» What is being asked
Omit all images, then return the remaining material exactly as it stands.
>> BEGIN Supplied information
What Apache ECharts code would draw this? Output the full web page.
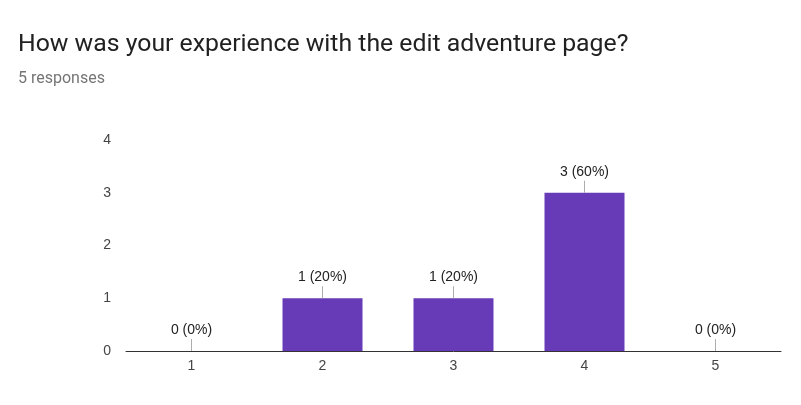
<!DOCTYPE html>
<html>
<head>
<meta charset="utf-8">
<script src="https://cdn.jsdelivr.net/npm/echarts@6/dist/echarts.min.js"></script>
<style>
  html, body { margin: 0; padding: 0; background: #fff; }
  #chart-target { width: 801px; height: 405px; }
</style>
</head>
<body>
<div id="chart-target"></div>
<script>
  var categories = ['1', '2', '3', '4', '5'];
  var counts = [0, 1, 1, 3, 0];
  var percents = [0, 20, 20, 60, 0];
  var yTicks = [0, 1, 2, 3, 4];

  var myChart = echarts.init(document.getElementById('chart-target'));
  myChart.setOption({
    animation: false,
    title: {
      text: 'How was your experience with the edit adventure page?',
      subtext: '5 responses',
      left: 13,
      top: 27,
      itemGap: 14,
      textStyle: { fontFamily: 'Roboto', fontSize: 24.8, fontWeight: 'normal', color: '#212121' },
      subtextStyle: { fontFamily: 'Roboto', fontSize: 16, color: '#757575' }
    },
    grid: { left: 126, right: 20, top: 140, bottom: 54 },
    xAxis: {
      type: 'category',
      data: categories,
      axisLine: { lineStyle: { color: '#333', width: 1 } },
      axisTick: { show: false },
      axisLabel: { color: '#444', fontFamily: 'Liberation Sans', fontSize: 14, margin: 8 }
    },
    yAxis: {
      type: 'value',
      min: yTicks[0],
      max: yTicks[yTicks.length - 1],
      interval: 1,
      splitLine: { show: false },
      axisLine: { show: false },
      axisTick: { show: false },
      axisLabel: { color: '#444', fontFamily: 'Liberation Sans', fontSize: 14, margin: 15 }
    },
    series: [
      {
        type: 'bar',
        data: counts,
        barWidth: 80,
        itemStyle: { color: '#673ab7' },
        label: {
          show: true,
          position: 'top',
          distance: 14,
          color: '#222',
          fontFamily: 'Liberation Sans',
          fontSize: 14,
          formatter: function (p) { return counts[p.dataIndex] + ' (' + percents[p.dataIndex] + '%)'; }
        }
      },
      {
        type: 'scatter',
        data: counts,
        symbol: 'rect',
        symbolSize: [1, 12],
        symbolOffset: [0, '-50%'],
        itemStyle: { color: '#999' },
        silent: true,
        z: 3
      }
    ]
  });
</script>
</body>
</html>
>> END Supplied information
» Written answer
What Apache ECharts code would draw this? Output the full web page.
<!DOCTYPE html>
<html>
<head>
<meta charset="utf-8">
<script src="https://cdn.jsdelivr.net/npm/echarts@6/dist/echarts.min.js"></script>
<style>
  html, body { margin: 0; padding: 0; background: #fff; }
  #chart-target { width: 801px; height: 405px; }
</style>
</head>
<body>
<div id="chart-target"></div>
<script>
  var categories = ['1', '2', '3', '4', '5'];
  var counts = [0, 1, 1, 3, 0];
  var percents = [0, 20, 20, 60, 0];
  var yTicks = [0, 1, 2, 3, 4];

  var myChart = echarts.init(document.getElementById('chart-target'));
  myChart.setOption({
    animation: false,
    title: {
      text: 'How was your experience with the edit adventure page?',
      subtext: '5 responses',
      left: 13,
      top: 27,
      itemGap: 14,
      textStyle: { fontFamily: 'Roboto', fontSize: 24.8, fontWeight: 'normal', color: '#212121' },
      subtextStyle: { fontFamily: 'Roboto', fontSize: 16, color: '#757575' }
    },
    grid: { left: 126, right: 20, top: 140, bottom: 54 },
    xAxis: {
      type: 'category',
      data: categories,
      axisLine: { lineStyle: { color: '#333', width: 1 } },
      axisTick: { show: false },
      axisLabel: { color: '#444', fontFamily: 'Liberation Sans', fontSize: 14, margin: 8 }
    },
    yAxis: {
      type: 'value',
      min: yTicks[0],
      max: yTicks[yTicks.length - 1],
      interval: 1,
      splitLine: { show: false },
      axisLine: { show: false },
      axisTick: { show: false },
      axisLabel: { color: '#444', fontFamily: 'Liberation Sans', fontSize: 14, margin: 15 }
    },
    series: [
      {
        type: 'bar',
        data: counts,
        barWidth: 80,
        itemStyle: { color: '#673ab7' },
        label: {
          show: true,
          position: 'top',
          distance: 14,
          color: '#222',
          fontFamily: 'Liberation Sans',
          fontSize: 14,
          formatter: function (p) { return counts[p.dataIndex] + ' (' + percents[p.dataIndex] + '%)'; }
        }
      },
      {
        type: 'scatter',
        data: counts,
        symbol: 'rect',
        symbolSize: [1, 12],
        symbolOffset: [0, '-50%'],
        itemStyle: { color: '#999' },
        silent: true,
        z: 3
      }
    ]
  });
</script>
</body>
</html>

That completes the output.